This message includes multiple addresses in the destination fields and also uses several different forms of addresses. ---- From: "Joe Q. Public" <john.q.public@example.com> To: Mary Smith <mary@x.test>, jdoe@example.org, Who? <one@y.test> Cc: <boss@nil.test>, "Giant; \"Big\" Box" <sysservices@example.net> Date: Tue, 1 Jul 2003 10:52:37 +0200 Message-ID: <5678.21-Nov-1997@example.com> Hi everyone. ---- Note that the display names for Joe Q. Public and Giant; "Big" Box needed to be enclosed in double-quotes because the former contains the period and the latter contains both semicolon and double-quote characters (the double-quote characters appearing as quoted-pair constructs). Conversely, the display name for Who? could appear without them because the question mark is legal in an atom. Notice also that jdoe@example.org and boss@nil.test have no display names associated with them at all, and jdoe@example.org uses the simpler address form without the angle brackets.
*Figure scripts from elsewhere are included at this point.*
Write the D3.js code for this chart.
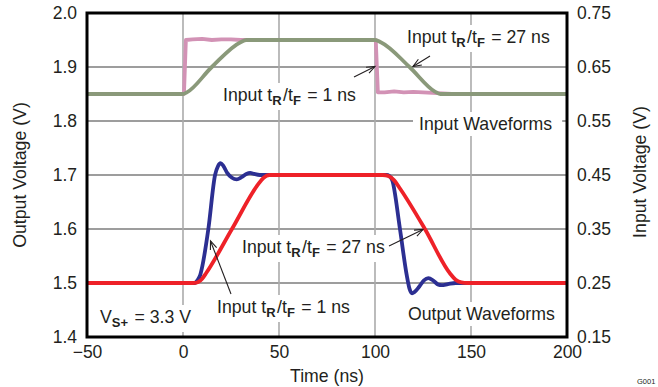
<!DOCTYPE html>
<html><head><meta charset="utf-8">
<script src="https://cdn.jsdelivr.net/npm/d3@7/dist/d3.min.js"></script>
<style>
html,body{margin:0;padding:0;background:#fff;}
svg text{font-family:"Liberation Sans",Arial,Helvetica,sans-serif;fill:#231f20;}
</style></head>
<body><svg id="c" width="658" height="387"></svg>
<script>
// ---- data ----
const xTicks = [-50, 0, 50, 100, 150, 200];
const yTicksLeft = [1.4, 1.5, 1.6, 1.7, 1.8, 1.9, 2.0];
const yTicksRight = [0.15, 0.25, 0.35, 0.45, 0.55, 0.65, 0.75];
const gridX = [0, 50, 100, 150];
const gridY = [1.5, 1.6, 1.7, 1.8, 1.9];

// Input waveform 1 ns (pink), time ns / left-axis volts
const pinkT = [-50, 0, 0.5, 1.5, 5, 10, 15, 20, 25, 30, 100, 100.4, 101.5, 105, 110, 115, 120, 125, 130, 135, 140, 200];
const pinkV = [1.85, 1.85, 1.85, 1.95, 1.951, 1.952, 1.950, 1.951, 1.951, 1.95, 1.95, 1.95, 1.853, 1.853, 1.855, 1.853, 1.854, 1.853, 1.852, 1.851, 1.85, 1.85];
// Input waveform 27 ns (green)
const greenT = [-50, 0, 2, 15, 30, 33, 100, 103, 118, 131, 134, 200];
const greenV = [1.85, 1.85, 1.853, 1.90, 1.946, 1.95, 1.95, 1.946, 1.90, 1.855, 1.85, 1.85];
// Output 1 ns (blue)
const blueT = [-50, 6, 7.5, 9, 10, 13.2, 16.7, 18.3, 19.5, 21, 23, 25.5, 28, 30.5, 33, 35, 37, 40, 106, 107.5, 109, 113, 116.5, 118, 119.3, 120.5, 123, 125.5, 127.8, 130.5, 133, 134.7, 138, 142, 200];
const blueV = [1.5, 1.5, 1.505, 1.515, 1.53, 1.60, 1.70, 1.717, 1.722, 1.717, 1.704, 1.695, 1.692, 1.696, 1.702, 1.704, 1.702, 1.70, 1.70, 1.698, 1.69, 1.60, 1.515, 1.489, 1.481, 1.483, 1.493, 1.505, 1.509, 1.504, 1.497, 1.496, 1.498, 1.5, 1.5];
// Output 27 ns (red)
const redT = [-50, 5, 8, 10, 12, 25.5, 39, 42, 45, 104, 107, 110, 113, 126, 139, 142, 145, 148, 200];
const redV = [1.5, 1.5, 1.502, 1.508, 1.518, 1.60, 1.682, 1.695, 1.70, 1.70, 1.698, 1.69, 1.675, 1.60, 1.518, 1.506, 1.501, 1.5, 1.5];

// ---- layout ----
const svg = d3.select("#c");
const L = 87, R = 567, T = 13, B = 337;
const x = d3.scaleLinear().domain([-50, 200]).range([L, R]);
const y = d3.scaleLinear().domain([1.4, 2.0]).range([B, T]);
const y2 = d3.scaleLinear().domain([0.15, 0.75]).range([B, T]);
const fontSize = 17.7;

// grid
svg.append("g").selectAll("line").data(gridY).join("line")
  .attr("x1", L).attr("x2", R).attr("y1", d => y(d)).attr("y2", d => y(d))
  .attr("stroke", "#7d7d7d").attr("stroke-width", 1.4);
svg.append("g").selectAll("line").data(gridX).join("line")
  .attr("y1", T).attr("y2", B).attr("x1", d => x(d)).attr("x2", d => x(d))
  .attr("stroke", "#ababab").attr("stroke-width", 1.6);

// labels with white backgrounds
const labG = svg.append("g");
function label(xp, yp, parts, anchor, pad) {
  const t = labG.append("text").attr("x", xp).attr("y", yp)
    .attr("font-size", fontSize).attr("text-anchor", anchor || "start");
  parts.forEach(p => {
    if (p.sub) {
      t.append("tspan").attr("font-size", 13).attr("font-weight", "bold").attr("dy", 4).text(p.sub);
      t.append("tspan").attr("font-size", fontSize).attr("dy", -4).text("\u200A");
    } else {
      t.append("tspan").text(p.t);
    }
  });
  const bb = t.node().getBBox();
  const p = pad || [5, 2, 5, 2];
  labG.insert("rect", "text").attr("x", bb.x - p[0]).attr("y", bb.y - p[1])
    .attr("width", bb.width + p[0] + p[2]).attr("height", bb.height + p[1] + p[3]).attr("fill", "#fff");
  return t;
}
label(223, 101, [{t: "Input t"}, {sub: "R"}, {t: "/t"}, {sub: "F"}, {t: " = 1 ns"}]);
label(407, 43, [{t: "Input t"}, {sub: "R"}, {t: "/t"}, {sub: "F"}, {t: " = 27 ns"}]);
label(419, 130, [{t: "Input Waveforms"}], "start", [6, 2, 10, 2]);
label(242, 253, [{t: "Input t"}, {sub: "R"}, {t: "/t"}, {sub: "F"}, {t: " = 27 ns"}]);
label(217, 313, [{t: "Input t"}, {sub: "R"}, {t: "/t"}, {sub: "F"}, {t: " = 1 ns"}]);
label(100, 323, [{t: "V"}, {sub: "S+"}, {t: " = 3.3 V"}]);
label(408, 320, [{t: "Output Waveforms"}], "start", [6, 2, 10, 2]);

// curves
function drawLine(ts, vs, color, curve) {
  const pts = ts.map((t, i) => [t, vs[i]]);
  svg.append("path").datum(pts)
    .attr("d", d3.line().x(d => x(d[0])).y(d => y(d[1])).curve(curve))
    .attr("fill", "none").attr("stroke", color).attr("stroke-width", 3.8)
    .attr("stroke-linejoin", "round").attr("stroke-linecap", "butt");
}
drawLine(pinkT, pinkV, "#d292b5", d3.curveLinear);
drawLine(greenT, greenV, "#8a997a", d3.curveMonotoneX);
drawLine(blueT, blueV, "#2c2f92", d3.curveMonotoneX);
drawLine(redT, redV, "#ee2128", d3.curveMonotoneX);

// arrows
const arrows = [
  [354, 77, 375, 66.5],
  [430, 56, 413, 66.5],
  [389, 246, 423, 229.5],
  [231, 294, 210.5, 241]
];
const arrG = svg.append("g").attr("stroke", "#231f20").attr("stroke-width", 1.1).attr("fill", "none");
arrows.forEach(a => {
  arrG.append("line").attr("x1", a[0]).attr("y1", a[1]).attr("x2", a[2]).attr("y2", a[3]);
  const ang = Math.atan2(a[3] - a[1], a[2] - a[0]);
  const len = 9, sp = 0.38;
  const p1 = [a[2] - len * Math.cos(ang - sp), a[3] - len * Math.sin(ang - sp)];
  const p2 = [a[2] - len * Math.cos(ang + sp), a[3] - len * Math.sin(ang + sp)];
  arrG.append("path").attr("d", `M${p1[0]},${p1[1]}L${a[2]},${a[3]}L${p2[0]},${p2[1]}`);
});

// frame
svg.append("rect").attr("x", L).attr("y", T).attr("width", R - L).attr("height", B - T)
  .attr("fill", "none").attr("stroke", "#000").attr("stroke-width", 3);

// axes
const ax = svg.append("g").attr("transform", `translate(0,${B + 4})`)
  .call(d3.axisBottom(x).tickValues(xTicks).tickSize(0).tickPadding(0).tickFormat(d3.format("d")));
const ayl = svg.append("g").attr("transform", `translate(${L - 10},0)`)
  .call(d3.axisLeft(y).tickValues(yTicksLeft).tickSize(0).tickPadding(0).tickFormat(d3.format(".1f")));
const ayr = svg.append("g").attr("transform", `translate(${R + 10},0)`)
  .call(d3.axisRight(y2).tickValues(yTicksRight).tickSize(0).tickPadding(0).tickFormat(d3.format(".2f")));
[ax, ayl, ayr].forEach(g => {
  g.select(".domain").remove();
  g.selectAll("text").attr("font-size", 17.5).attr("fill", "#231f20")
    .attr("font-family", "'Liberation Sans',Arial,Helvetica,sans-serif");
});
ax.selectAll("text").attr("dy", "0.95em");

// axis titles
svg.append("text").attr("x", (L + R) / 2).attr("y", 382).attr("text-anchor", "middle")
  .attr("font-size", 17.7).text("Time (ns)");
svg.append("text").attr("transform", `translate(26,175) rotate(-90)`).attr("text-anchor", "middle")
  .attr("font-size", 17.7).text("Output Voltage (V)");
svg.append("text").attr("transform", `translate(646,172) rotate(-90)`).attr("text-anchor", "middle")
  .attr("font-size", 17.7).text("Input Voltage (V)");
svg.append("text").attr("x", 637).attr("y", 384).attr("font-size", 7.5).attr("fill", "#555").text("G001");
</script></body></html>
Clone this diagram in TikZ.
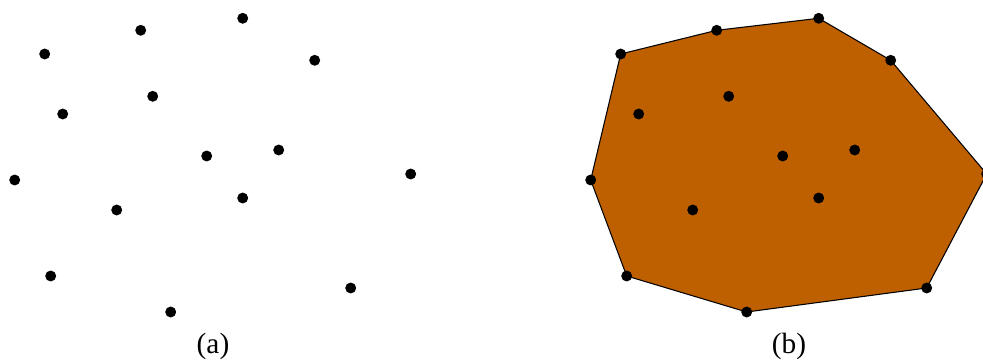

Appendix A.1.3. Group Addresses

---- From: Pete <pete@silly.example> To: A Group:Ed Jones <c@a.test>,joe@where.test,John <jdoe@one.test>; Cc: Undisclosed recipients:; Date: Thu, 13 Feb 1969 23:32:54 -0330 Message-ID: <testabcd.1234@silly.example> Testing. ---- In this message, the "To:" field has a single group recipient named "A Group", which contains 3 addresses, and a "Cc:" field with an empty group recipient named Undisclosed recipients.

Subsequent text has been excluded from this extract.